Gue telpon teman-teman gue yang lain, satu per satu. Semuanya mengkonfirmasi berita duka itu; Pak Pri sudah pulang.

Mendadak, cerita-cerita Pak Pri berhamburan di kepala gue, memenuhi ingatan dan tanpa bisa dibendung lagi, air mata gue berjatuhan.

Rencana surprise ulang tahun Pak Pri yang selalu tertunda tiba-tiba menguap muncul dengan jelas di ingatan. Permintaan Pak Pri untuk membuat kalender foto mahasiswa bimbingan skripsi beliau yang bahkan kami lupakan.

Dosen paling baik itu telah pulang.

Dosen yang selalu menanyakan kabar mahasiswanya, dosen yang selalu support mahasiswanya, dosen yang mengerti cara membagikan ilmunya dengan baik, dosen yang terbuka dengan segala diskusi, dosen yang selalu ada untuk mahasiswanya, dosen yang paling ramah, dosen yang selalu memudahkan urusan mahasiswanya, dosen yang nggak pernah marah, dosen yang selalu kirim guyonan ala bapak-bapak di whatsapp, dosen yang nggak pernah absen kirim informasi lowongan kerja, dosen yang selalu bangga menceritakan cerita SMA-nya bersama Jokowi, dosen yang selalu baik dengan siapa pun, dia telah pulang.

Kini grup whatsapp "Pak Pri & Anak-anak" yang gue buat 2 tahun lalu sepi.
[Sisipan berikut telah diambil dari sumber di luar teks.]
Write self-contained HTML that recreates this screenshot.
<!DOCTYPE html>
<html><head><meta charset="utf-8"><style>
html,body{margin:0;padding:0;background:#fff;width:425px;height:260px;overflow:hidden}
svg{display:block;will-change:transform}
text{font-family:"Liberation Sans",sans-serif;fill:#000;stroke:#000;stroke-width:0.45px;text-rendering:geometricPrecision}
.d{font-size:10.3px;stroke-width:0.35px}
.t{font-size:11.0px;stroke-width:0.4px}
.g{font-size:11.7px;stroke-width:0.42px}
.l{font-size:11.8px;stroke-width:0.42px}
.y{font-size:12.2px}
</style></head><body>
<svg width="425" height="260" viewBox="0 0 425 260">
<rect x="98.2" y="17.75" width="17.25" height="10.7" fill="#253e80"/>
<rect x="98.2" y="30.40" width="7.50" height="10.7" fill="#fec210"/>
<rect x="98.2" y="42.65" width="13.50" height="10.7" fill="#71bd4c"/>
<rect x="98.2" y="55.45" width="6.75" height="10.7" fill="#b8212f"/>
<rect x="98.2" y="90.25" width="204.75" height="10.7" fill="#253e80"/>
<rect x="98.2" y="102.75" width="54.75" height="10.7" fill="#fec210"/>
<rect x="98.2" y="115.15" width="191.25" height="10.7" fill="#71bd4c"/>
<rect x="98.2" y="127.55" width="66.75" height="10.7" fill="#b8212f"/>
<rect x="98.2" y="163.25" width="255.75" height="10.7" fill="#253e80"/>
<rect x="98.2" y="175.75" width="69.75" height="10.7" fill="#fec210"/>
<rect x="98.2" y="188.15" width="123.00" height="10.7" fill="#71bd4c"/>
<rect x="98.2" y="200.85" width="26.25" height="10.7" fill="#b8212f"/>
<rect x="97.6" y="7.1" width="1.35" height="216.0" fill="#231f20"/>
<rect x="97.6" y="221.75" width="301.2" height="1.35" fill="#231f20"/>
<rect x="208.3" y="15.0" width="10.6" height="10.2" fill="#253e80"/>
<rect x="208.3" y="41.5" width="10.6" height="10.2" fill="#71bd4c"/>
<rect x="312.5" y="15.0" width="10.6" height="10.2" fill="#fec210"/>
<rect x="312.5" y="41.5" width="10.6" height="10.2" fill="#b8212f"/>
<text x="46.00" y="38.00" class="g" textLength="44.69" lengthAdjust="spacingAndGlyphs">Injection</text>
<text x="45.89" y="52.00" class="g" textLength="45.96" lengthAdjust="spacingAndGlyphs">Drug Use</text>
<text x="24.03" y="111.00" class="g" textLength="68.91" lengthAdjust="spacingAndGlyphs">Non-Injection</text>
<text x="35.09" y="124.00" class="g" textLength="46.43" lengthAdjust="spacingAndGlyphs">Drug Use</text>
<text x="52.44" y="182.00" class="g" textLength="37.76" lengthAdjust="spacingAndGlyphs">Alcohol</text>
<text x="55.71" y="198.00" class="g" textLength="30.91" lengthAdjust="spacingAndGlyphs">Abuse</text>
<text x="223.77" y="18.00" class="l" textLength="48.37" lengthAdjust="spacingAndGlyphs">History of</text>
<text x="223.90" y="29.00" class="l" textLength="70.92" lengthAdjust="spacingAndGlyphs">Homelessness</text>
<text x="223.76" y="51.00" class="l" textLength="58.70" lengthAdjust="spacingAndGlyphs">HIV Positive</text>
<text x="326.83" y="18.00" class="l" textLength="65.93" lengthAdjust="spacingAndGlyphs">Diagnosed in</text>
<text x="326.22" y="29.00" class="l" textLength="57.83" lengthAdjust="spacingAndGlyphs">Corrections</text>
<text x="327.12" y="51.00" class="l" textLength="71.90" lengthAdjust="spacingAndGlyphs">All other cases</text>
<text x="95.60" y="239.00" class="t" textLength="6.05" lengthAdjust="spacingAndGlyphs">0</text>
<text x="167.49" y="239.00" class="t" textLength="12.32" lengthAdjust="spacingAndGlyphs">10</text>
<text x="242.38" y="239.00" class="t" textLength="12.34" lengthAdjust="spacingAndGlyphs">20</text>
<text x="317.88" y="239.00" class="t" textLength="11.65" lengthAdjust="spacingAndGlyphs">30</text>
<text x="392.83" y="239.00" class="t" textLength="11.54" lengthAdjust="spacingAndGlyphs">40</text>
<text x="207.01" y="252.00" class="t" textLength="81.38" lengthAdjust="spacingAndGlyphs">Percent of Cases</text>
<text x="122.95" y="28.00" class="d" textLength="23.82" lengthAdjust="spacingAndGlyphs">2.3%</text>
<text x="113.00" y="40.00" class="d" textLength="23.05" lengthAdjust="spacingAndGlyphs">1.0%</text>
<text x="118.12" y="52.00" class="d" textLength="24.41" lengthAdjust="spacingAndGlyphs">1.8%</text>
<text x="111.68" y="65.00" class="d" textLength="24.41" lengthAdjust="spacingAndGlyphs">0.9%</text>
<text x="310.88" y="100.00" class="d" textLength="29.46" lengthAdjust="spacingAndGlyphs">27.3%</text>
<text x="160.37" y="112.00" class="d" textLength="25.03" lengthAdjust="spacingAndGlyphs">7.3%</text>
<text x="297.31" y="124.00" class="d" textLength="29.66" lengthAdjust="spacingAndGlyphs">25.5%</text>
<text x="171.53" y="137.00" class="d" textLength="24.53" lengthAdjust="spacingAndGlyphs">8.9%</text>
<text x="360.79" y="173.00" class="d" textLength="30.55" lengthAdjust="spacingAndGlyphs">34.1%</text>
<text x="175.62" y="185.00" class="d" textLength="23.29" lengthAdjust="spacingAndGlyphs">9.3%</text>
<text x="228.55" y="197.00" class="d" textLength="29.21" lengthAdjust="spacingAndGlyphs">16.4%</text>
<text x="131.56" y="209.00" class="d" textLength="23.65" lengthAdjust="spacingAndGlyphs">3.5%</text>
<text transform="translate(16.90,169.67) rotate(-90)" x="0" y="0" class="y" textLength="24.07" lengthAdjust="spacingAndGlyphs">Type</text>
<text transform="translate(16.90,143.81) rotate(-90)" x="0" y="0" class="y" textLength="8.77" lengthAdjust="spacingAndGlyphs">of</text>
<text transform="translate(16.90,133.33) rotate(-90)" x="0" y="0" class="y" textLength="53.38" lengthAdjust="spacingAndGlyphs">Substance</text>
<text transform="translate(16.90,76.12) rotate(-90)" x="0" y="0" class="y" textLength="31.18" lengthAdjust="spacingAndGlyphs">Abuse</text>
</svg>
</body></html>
Nggak ada lagi chat beliau. Gue menyesal, jarang merespon guyonan atau chat perhatian beliau di grup itu.

Gue kehilangan sosok bapak setelah ayah kandung gue, gue kehilangan pembaca setia blog gue, gue kehilangan satu-satunya orang yang selalu berkomentar di fan-page facebook gue.

Tanpa beliau, mungkin gue nggak bisa lulus tepat waktu.

Tanpa beliau, mungkin gue nggak bisa skripsian sambil nge-gojek tiap pagi dan sore.

Tanpa beliau, mungkin kuliah gue nggak seasik itu.

Dia-lah Pak Pri, dosen yang bajunya selalu dipenuhi bulu-bulu kucing, Priyatno Harsasto, dosen terbaik sedunia.

1 komentar:

  1. Alfatihah buat Pak Pri. :')

    Beliau bahkan membaca bahasa tubuh temanmu yang tampak suram itu, rela membimbing skripsinya sekalipun itu bukan mahasiswi bimbingannya. Cukup langka sih dosen semacam itu.

    Gue kayaknya enggak punya dosen kesayangan saat kuliah. Masa kuliah gue juga amburadul lagian. Haha. Tapi enggak tau kenapa jadi senang sekali bisa baca kisah dosen terbaik versi lu, Rih. Salut banget pokoknya sama manusia sejenis beliau.